Abstract

Knowledge Tracing is the process of tracking mastery level of different skills of students for a given learning domain. It is one of the key components for building adaptive learning systems and has been investigated for decades. The empirical success of deep neural networks in the past few years has encouraged researchers in the learning science community to take similar approaches. However, most existing deep learning based knowledge tracing models have the following limitations: (1) Only use the correct/incorrect response, ignoring useful information from other modalities. (2) For works do consider multimodality use simple concatenation, which might not be the best way for modality fusion. (3) Design their network architectures manually via trial and error.

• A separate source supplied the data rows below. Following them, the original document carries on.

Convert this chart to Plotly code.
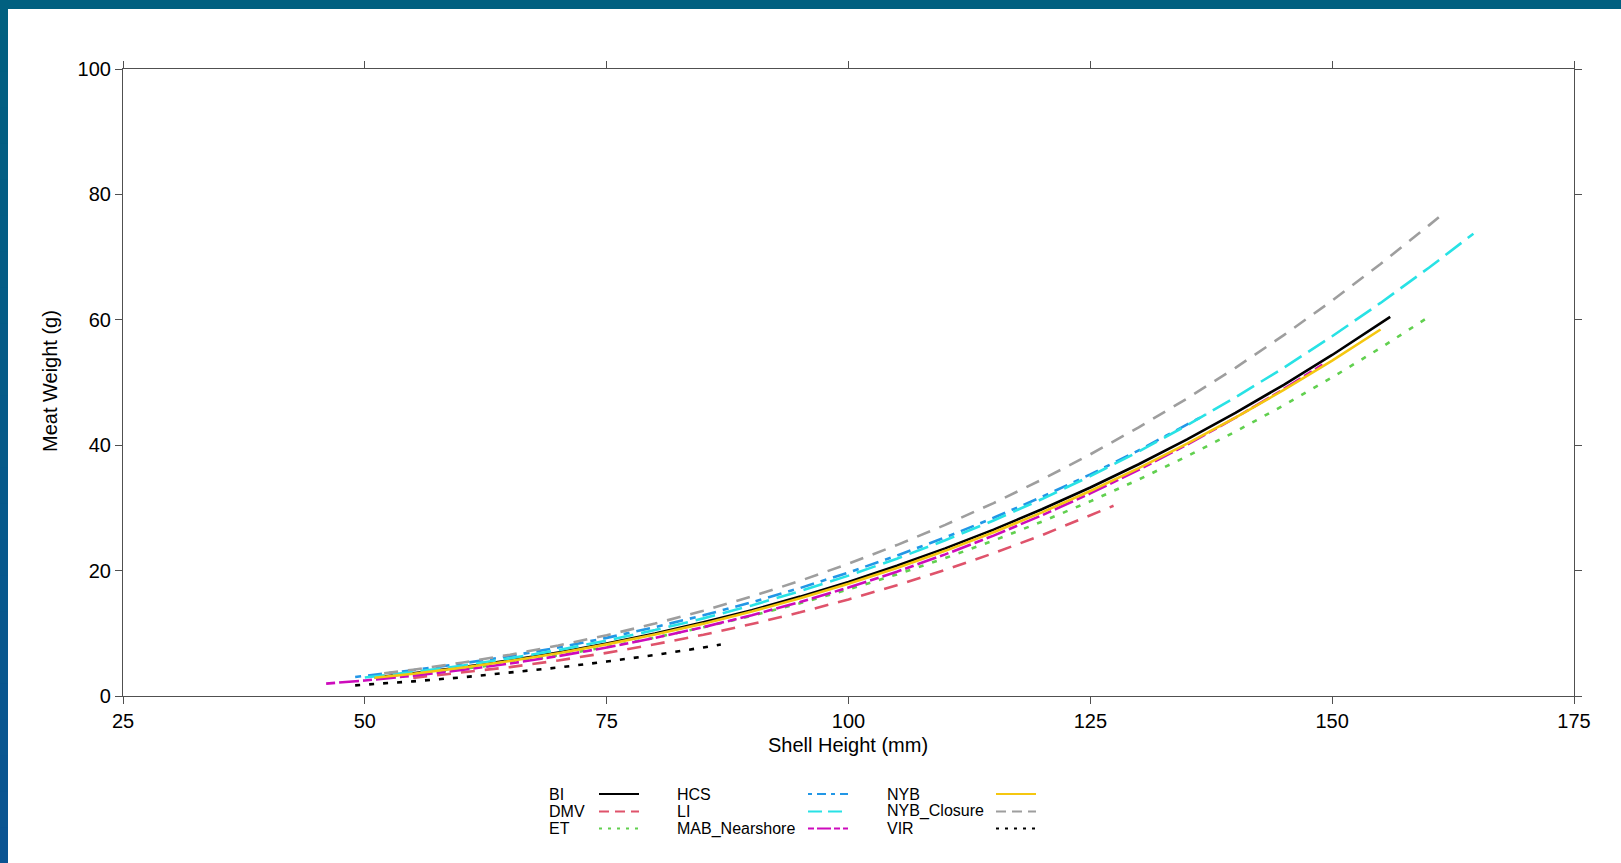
import plotly.graph_objects as go

# ---------------- data ----------------
BI_H = [51, 55, 60, 65, 70, 75, 80, 85, 90, 95, 100, 105, 110, 115, 120, 125, 130, 135, 140, 145, 150, 155, 156]
BI_W = [2.95, 3.62, 4.58, 5.69, 6.95, 8.37, 9.96, 11.74, 13.69, 15.85, 18.2, 20.76, 23.54, 26.54, 29.78, 33.25,
        36.96, 40.93, 45.15, 49.64, 54.39, 59.43, 60.47]

DMV_H = [55, 60, 65, 70, 75, 80, 85, 90, 95, 100, 105, 110, 115, 120, 125, 127.4]
DMV_W = [2.89, 3.69, 4.61, 5.67, 6.88, 8.25, 9.77, 11.47, 13.34, 15.4, 17.65, 20.11, 22.78, 25.66, 28.77, 30.34]

ET_H = [55, 60, 65, 70, 75, 80, 85, 90, 95, 100, 105, 110, 115, 120, 125, 130, 135, 140, 145, 150, 155, 159.8]
ET_W = [3.38, 4.28, 5.31, 6.49, 7.82, 9.31, 10.96, 12.79, 14.80, 17.0, 19.39, 21.99, 24.79, 27.81, 31.05, 34.52,
        38.23, 42.17, 46.36, 50.81, 55.51, 60.28]

HCS_H = [49, 55, 60, 65, 70, 75, 80, 85, 90, 95, 100, 105, 110, 115, 120, 125, 130, 135, 137]
HCS_W = [3.04, 4.12, 5.17, 6.37, 7.74, 9.27, 10.98, 12.87, 14.95, 17.22, 19.7, 22.39, 25.29, 28.42, 31.76, 35.34,
         39.18, 43.25, 44.95]

LI_H = [50, 55, 60, 65, 70, 75, 80, 85, 90, 95, 100, 105, 110, 115, 120, 125, 130, 135, 140, 145, 150, 155, 160, 164.6]
LI_W = [2.95, 3.82, 4.83, 6.00, 7.33, 8.83, 10.51, 12.38, 14.45, 16.72, 19.2, 21.90, 24.84, 28.00, 31.41, 35.07,
        38.99, 43.18, 47.63, 52.36, 57.38, 62.69, 68.30, 73.73]

MAB_H = [46, 50, 55, 60, 65, 70, 75, 80, 85, 90, 95, 100, 105, 110, 115, 120, 125, 130, 135, 140, 145, 149]
MAB_W = [1.97, 2.48, 3.24, 4.14, 5.18, 6.37, 7.73, 9.26, 10.98, 12.88, 14.99, 17.3, 19.83, 22.59, 25.58, 28.82,
         32.31, 36.06, 40.09, 44.38, 48.96, 52.84]

NYB_H = [51, 55, 60, 65, 70, 75, 80, 85, 90, 95, 100, 105, 110, 115, 120, 125, 130, 135, 140, 145, 150, 155]
NYB_W = [2.91, 3.56, 4.51, 5.59, 6.83, 8.23, 9.80, 11.54, 13.47, 15.59, 17.9, 20.42, 23.15, 26.11, 29.29, 32.70,
         36.35, 40.25, 44.40, 48.82, 53.50, 58.45]

NYBC_H = [52, 55, 60, 65, 70, 75, 80, 85, 90, 95, 100, 105, 110, 115, 120, 125, 130, 135, 140, 145, 150, 155, 160, 161.6]
NYBC_W = [3.61, 4.20, 5.31, 6.59, 8.05, 9.70, 11.55, 13.61, 15.88, 18.37, 21.1, 24.07, 27.29, 30.77, 34.52, 38.54,
          42.85, 47.45, 52.34, 57.55, 63.06, 68.90, 75.06, 77.1]

VIR_H = [49, 50, 55, 60, 65, 70, 75, 80, 85, 86.8]
VIR_W = [1.70, 1.80, 2.34, 2.97, 3.70, 4.54, 5.49, 6.55, 7.74, 8.20]

NAMES = ["BI", "DMV", "ET", "HCS", "LI", "MAB_Nearshore", "NYB", "NYB_Closure", "VIR"]
X_TICKS = [25, 50, 75, 100, 125, 150, 175]
Y_TICKS = [0, 20, 40, 60, 80, 100]

# ---------------- styling ----------------
COLORS = ["#000000", "#DF536B", "#61D04F", "#2297E6", "#28E2E5", "#CD0BBC", "#F5C710", "#9E9E9E", "#000000"]
DASH_PLOT = ["solid", "14px,10px", "5px,9px", "6px,7px,14px,7px", "20px,8px", "9px,4px,20px,4px",
             "solid", "14px,10px", "5px,9px"]
DASH_LEG = ["solid", "10px,6px", "3px,6px", "4px,5px,9px,5px", "14px,6px", "6px,3px,14px,3px",
            "solid", "10px,6px", "3px,6px"]

SERIES = [(BI_H, BI_W), (DMV_H, DMV_W), (ET_H, ET_W), (HCS_H, HCS_W), (LI_H, LI_W),
          (MAB_H, MAB_W), (NYB_H, NYB_W), (NYBC_H, NYBC_W), (VIR_H, VIR_W)]

FONT = "Arial, Liberation Sans, sans-serif"
W_FIG, H_FIG = 1621, 863
ML, MR, MT, MB = 123, 47, 69, 167
PW = W_FIG - ML - MR
PH = H_FIG - MT - MB


def px(x):
    return (x - ML) / PW


def py(y):
    return (H_FIG - MB - y) / PH


fig = go.Figure()
for name, (h, w), c, d in zip(NAMES, SERIES, COLORS, DASH_PLOT):
    fig.add_trace(go.Scatter(x=h, y=w, mode="lines", name=name, showlegend=False,
                             line=dict(color=c, width=2.6, dash=d)))

axis_common = dict(showgrid=False, zeroline=False, showline=True, linecolor="#505050", linewidth=1.2,
                   ticks="outside", ticklen=7, tickwidth=1.2, tickcolor="#505050", mirror="allticks",
                   tickfont=dict(family=FONT, size=20, color="#000000"))
fig.update_xaxes(range=[25, 175], tickvals=X_TICKS, **axis_common)
fig.update_yaxes(range=[0, 100], tickvals=Y_TICKS, **axis_common)

shapes = []
annotations = []

# axis titles
annotations.append(dict(text="Shell Height (mm)", x=px(848), y=py(745), xref="paper", yref="paper",
                        showarrow=False, xanchor="center", yanchor="middle",
                        font=dict(family=FONT, size=20, color="#000000")))
annotations.append(dict(text="Meat Weight (g)", x=px(50), y=py(381), xref="paper", yref="paper",
                        showarrow=False, xanchor="center", yanchor="middle", textangle=-90,
                        font=dict(family=FONT, size=20, color="#000000")))

# legend (text then line key to the right, 3 columns x 3 rows)
text_x = [547, 675, 885]
line_x = [(599, 639), (808, 848), (996, 1036)]
row_y = [794, 811.5, 828.5]
for i, name in enumerate(NAMES):
    c, r = divmod(i, 3)
    annotations.append(dict(text=name, x=px(text_x[c]), y=py(row_y[r]), xref="paper", yref="paper",
                            showarrow=False, xanchor="left", yanchor="middle",
                            font=dict(family=FONT, size=16, color="#000000")))
    shapes.append(dict(type="line", xref="paper", yref="paper",
                       x0=px(line_x[c][0]), x1=px(line_x[c][1]), y0=py(row_y[r]), y1=py(row_y[r]),
                       line=dict(color=COLORS[i], width=2, dash=DASH_LEG[i])))

# page frame: top bar and left gradient bar
shapes.append(dict(type="rect", xref="paper", yref="paper", x0=px(0), x1=px(W_FIG), y0=py(0), y1=py(9),
                   fillcolor="rgb(1,96,128)", line=dict(width=0)))
n_strips = 24
c_top = (1, 96, 128)
c_bot = (10, 84, 146)
for k in range(n_strips):
    t = k / (n_strips - 1)
    col = "rgb(%d,%d,%d)" % tuple(round(a + (b - a) * t) for a, b in zip(c_top, c_bot))
    y0 = H_FIG * k / n_strips
    y1 = H_FIG * (k + 1) / n_strips + 1
    shapes.append(dict(type="rect", xref="paper", yref="paper", x0=px(0), x1=px(8), y0=py(y0), y1=py(y1),
                       fillcolor=col, line=dict(width=0)))

fig.update_layout(width=W_FIG, height=H_FIG, paper_bgcolor="#ffffff", plot_bgcolor="#ffffff",
                  margin=dict(l=ML, r=MR, t=MT, b=MB, pad=0), shapes=shapes, annotations=annotations,
                  showlegend=False, font=dict(family=FONT))

fig.write_html("out.html")
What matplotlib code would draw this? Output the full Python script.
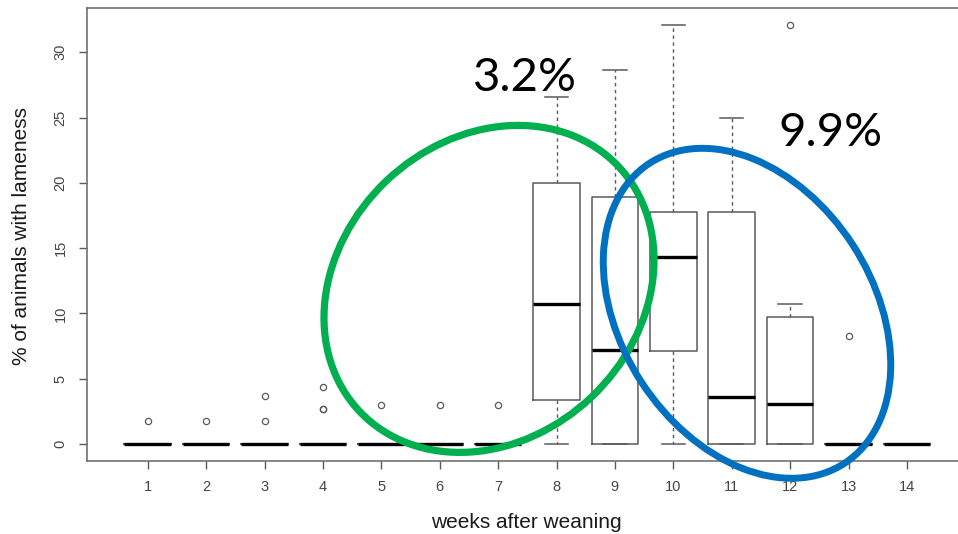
import numpy as np
import matplotlib
matplotlib.use('Agg')
import matplotlib.pyplot as plt
from matplotlib.patches import Ellipse
from matplotlib.transforms import IdentityTransform

plt.rc('font', family=['Liberation Sans', 'DejaVu Sans'])

# boxplot summary per week (% of animals with lameness)
weeks   = list(range(1, 15))
q1      = [0, 0, 0, 0, 0, 0, 0, 3.4, 0, 7.1, 0, 0, 0, 0]
med     = [0, 0, 0, 0, 0, 0, 0, 10.7, 7.2, 14.3, 3.6, 3.1, 0, 0]
q3      = [0, 0, 0, 0, 0, 0, 0, 20.0, 18.9, 17.8, 17.8, 9.7, 0, 0]
whislo  = [0] * 14
whishi  = [0, 0, 0, 0, 0, 0, 0, 26.6, 28.6, 32.1, 25.0, 10.7, 0, 0]
outl    = [[1.8], [1.8], [1.8, 3.7], [2.7, 2.7, 4.4], [3.0], [3.0], [3.0],
           [], [], [], [], [32.1], [8.3], []]

ann_text = ['3.2%', '9.9%']

W, H = 958, 534
fig = plt.figure(figsize=(W/100, H/100), dpi=100)

def fx(px): return px / W
def fy(py): return 1 - py / H

# axes box in pixels: left 87, bottom 461, top 7.8 (right side runs off the figure)
xlo, xhi = -0.04, 15.04
ylo, yhi = -1.3, 33.4
ppx = 58.4
axw = (xhi - xlo) * ppx
ax = fig.add_axes([fx(87), fy(461), axw / W, (461 - 7.8) / H])

stats = []
for i in range(len(weeks)):
    stats.append(dict(q1=q1[i], med=med[i], q3=q3[i], whislo=whislo[i],
                      whishi=whishi[i], fliers=outl[i]))

grey = '#5a5a5a'
ax.bxp(stats, positions=weeks, widths=0.8, showfliers=True,
       boxprops=dict(color=grey, lw=1.1),
       whiskerprops=dict(color=grey, lw=1.0, ls=(0, (2.5, 2.5))),
       capprops=dict(color=grey, lw=1.1),
       medianprops=dict(color='black', lw=2.4, solid_capstyle='butt'),
       flierprops=dict(marker='o', markersize=4.5, markerfacecolor='none',
                       markeredgecolor=grey, markeredgewidth=0.9))

ax.set_xlim(xlo, xhi)
ax.set_ylim(ylo, yhi)
ax.set_xticks(weeks)
ax.set_xticklabels([str(w) for w in weeks])
ax.set_yticks([0, 5, 10, 15, 20, 25, 30])
ax.tick_params(axis='both', colors=grey, labelcolor='#444444', labelsize=10.5,
               length=6, width=1.0, pad=8)
for lab in ax.get_yticklabels():
    lab.set_rotation(90)
    lab.set_va('center')
for sp in ax.spines.values():
    sp.set_color('#666666')
    sp.set_linewidth(1.1)

fig.text(fx(526), fy(522), 'weeks after weaning', ha='center', va='center',
         fontsize=15, color='#1a1a1a')
fig.text(fx(22), fy(236), '% of animals with lameness', ha='center', va='center',
         rotation=90, fontsize=15, color='#1a1a1a')

# highlighted periods
fig.add_artist(Ellipse((489, H - 288.9), 2 * 178.2, 2 * 149.0, angle=43.5,
                       fill=False, ec='#00B050', lw=5.2, transform=IdentityTransform()))
fig.add_artist(Ellipse((747, H - 313.3), 2 * 178.9, 2 * 126.0, angle=-57,
                       fill=False, ec='#0070C0', lw=5.0, transform=IdentityTransform()))

fig.text(fx(525), fy(91), ann_text[0], ha='center', va='baseline',
         fontsize=34, family='Lato', color='black')
fig.text(fx(831), fy(146), ann_text[1], ha='center', va='baseline',
         fontsize=34, family='Lato', color='black')

fig.savefig('out.png', dpi=100)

To solve these problems, we propose Multimodal Fusion and Neural Architecture Search (MFNAS) in this paper. The commonly used neural architecture search technique could be considered as a special case of our proposed approach when there is only one modality involved. We further propose to use a new metric called time-weighted Area Under the Curve (weighted AUC) to measure how a sequence model performs with time. Our proposed approach MFNAS allows more efficient design of Knowledge Tracing models. Besides, evaluated on two public real datasets, the discovered model is able to achieve around 12% improvement in coefficient of determination, 2% improvement in AUC and weighted AUC compared with state of the art models. What’s more, unlike most existing works, we conduct McNemar’s test on the model predictions and the results are statistically significant.